Ok, it has been a long journey. I have learned more than I can put into words and I hope and pray that the learning continues! It has not all been easy but I can say it has been worth it. Even if I don't ever get a position as a technology coach, I feel I am more prepared than most to handle what is "coming down the pike" of education. We need to be willing to be taught, both by teachers and students. The role of the teacher is changing to more of a facilitator of learning, than a giver of knowledge. When we recognize our strengths and weaknesses and use both to the best of our ability, that is when we become true educators for the future.
It has been a very fine line for me, as I have 2 children of my own now in college. They would not even think of taking a class without access to a computer or the internet. However, when I went to college, my first computer class was problem solving with FORTRAN, which dealt with writing code so that it could be punched on cards and then fed into another machine for the program to work. Boy, have we come a long way! Microsoft Office did not even exist, I had a typewriter and white-out for mistakes, and I only had one copy of the paper I wrote.

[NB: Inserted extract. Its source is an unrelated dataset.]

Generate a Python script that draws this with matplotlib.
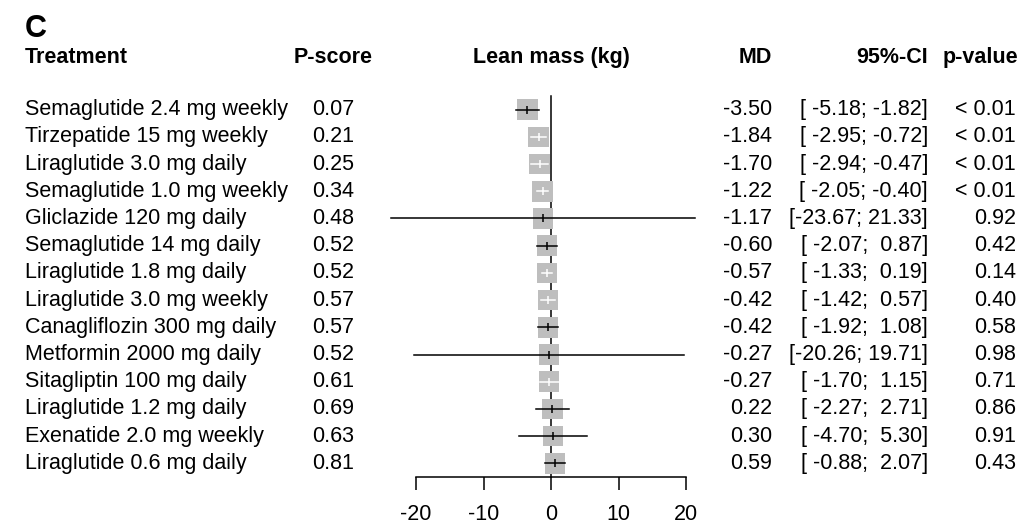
import numpy as np
import matplotlib
matplotlib.use("Agg")
import matplotlib.pyplot as plt
from matplotlib.patches import Rectangle
from matplotlib.transforms import blended_transform_factory

plt.rcParams['font.family'] = ['Liberation Sans', 'DejaVu Sans']
plt.rcParams['axes.unicode_minus'] = False

treatments = ["Semaglutide 2.4 mg weekly", "Tirzepatide 15 mg weekly",
              "Liraglutide 3.0 mg daily", "Semaglutide 1.0 mg weekly",
              "Gliclazide 120 mg daily", "Semaglutide 14 mg daily",
              "Liraglutide 1.8 mg daily", "Liraglutide 3.0 mg weekly",
              "Canagliflozin 300 mg daily", "Metformin 2000 mg daily",
              "Sitagliptin 100 mg daily", "Liraglutide 1.2 mg daily",
              "Exenatide 2.0 mg weekly", "Liraglutide 0.6 mg daily"]
pscore = [0.07, 0.21, 0.25, 0.34, 0.48, 0.52, 0.52, 0.57, 0.57, 0.52, 0.61, 0.69, 0.63, 0.81]
md = [-3.50, -1.84, -1.70, -1.22, -1.17, -0.60, -0.57, -0.42, -0.42, -0.27, -0.27, 0.22, 0.30, 0.59]
ci_lo = [-5.18, -2.95, -2.94, -2.05, -23.67, -2.07, -1.33, -1.42, -1.92, -20.26, -1.70, -2.27, -4.70, -0.88]
ci_hi = [-1.82, -0.72, -0.47, -0.40, 21.33, 0.87, 0.19, 0.57, 1.08, 19.71, 1.15, 2.71, 5.30, 2.07]
pvals = ["< 0.01", "< 0.01", "< 0.01", "< 0.01", "0.92", "0.42", "0.14",
         "0.40", "0.58", "0.98", "0.71", "0.86", "0.91", "0.43"]
xticks = [-20, -10, 0, 10, 20]

W, H = 1023, 528
fig = plt.figure(figsize=(W / 100, H / 100), dpi=100)
ax = fig.add_axes([416 / W, 51 / H, 270 / W, 381 / H])

n = len(treatments)
rows = np.arange(n)
ax.set_xlim(-20, 20)
ax.set_ylim(n - 0.5, -0.5)

# square size: fixed width in x units, same pixel height
sq_w = 3.05
px_per_x = 270 / 40
px_per_row = 381 / n
sq_h = sq_w * px_per_x / px_per_row

ax.plot([0, 0], [-0.5, n - 0.5], color='black', lw=1.1, zorder=1, clip_on=False)

for i in rows:
    ax.add_patch(Rectangle((md[i] - sq_w / 2, i - sq_h / 2), sq_w, sq_h,
                           facecolor='#bebebe', edgecolor='none', zorder=2))
    # CI drawn white when it sits well inside the square
    c = 'white' if (ci_hi[i] - ci_lo[i]) < sq_w - 0.15 else 'black'
    ax.plot([ci_lo[i], ci_hi[i]], [i, i], color=c, lw=1.1, zorder=3, clip_on=False)
    ax.plot(md[i], i, marker='|', color=c, markersize=5.5, mew=1.1, zorder=3)

for s in ['top', 'right', 'left']:
    ax.spines[s].set_visible(False)
ax.spines['bottom'].set_linewidth(1.1)
ax.set_yticks([])
ax.set_xticks(xticks)
ax.tick_params(axis='x', direction='out', length=9.6, width=1.1, pad=10, labelsize=15.5)

fs = 15.5
tr = blended_transform_factory(fig.transFigure, ax.transData)
for i in rows:
    ax.text(25 / W, i, treatments[i], transform=tr, ha='left', va='center', fontsize=fs)
    ax.text(333 / W, i, f"{pscore[i]:.2f}", transform=tr, ha='center', va='center', fontsize=fs)
    ax.text(772 / W, i, f"{md[i]:.2f}", transform=tr, ha='right', va='center', fontsize=fs)
    ax.text(928 / W, i, f"[{ci_lo[i]:6.2f}; {ci_hi[i]:5.2f}]", transform=tr,
            ha='right', va='center', fontsize=fs)
    ax.text(1016 / W, i, pvals[i], transform=tr, ha='right', va='center', fontsize=fs)

hy = 1 - 63 / H
fig.text(25 / W, 1 - 37 / H, "C", fontsize=22, fontweight='bold', ha='left', va='baseline')
fig.text(25 / W, hy, "Treatment", fontsize=fs, fontweight='bold', ha='left', va='baseline')
fig.text(333 / W, hy, "P-score", fontsize=fs, fontweight='bold', ha='center', va='baseline')
fig.text(551 / W, hy, "Lean mass (kg)", fontsize=fs, fontweight='bold', ha='center', va='baseline')
fig.text(772 / W, hy, "MD", fontsize=fs, fontweight='bold', ha='right', va='baseline')
fig.text(928 / W, hy, "95%-CI", fontsize=fs, fontweight='bold', ha='right', va='baseline')
fig.text(1018 / W, hy, "p-value", fontsize=fs, fontweight='bold', ha='right', va='baseline')

fig.savefig("out.png", dpi=100, facecolor='white')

I don't think I will ever be able to keep up with the growing demands of technology or how quickly children of today catch on, but maybe I am the link between the past and the future. I am that teacher who has a foot in both worlds. I recognize where I came from and where today's generation is, and I am trying to find a way to merge the two worlds. I hope that people from my time will have the desire to learn what I have learned and that the up and coming generation will be patient enough to listen to those who learned a different way. Just because we learn differently does not mean we don't share the same knowledge. I do hope I can make a difference.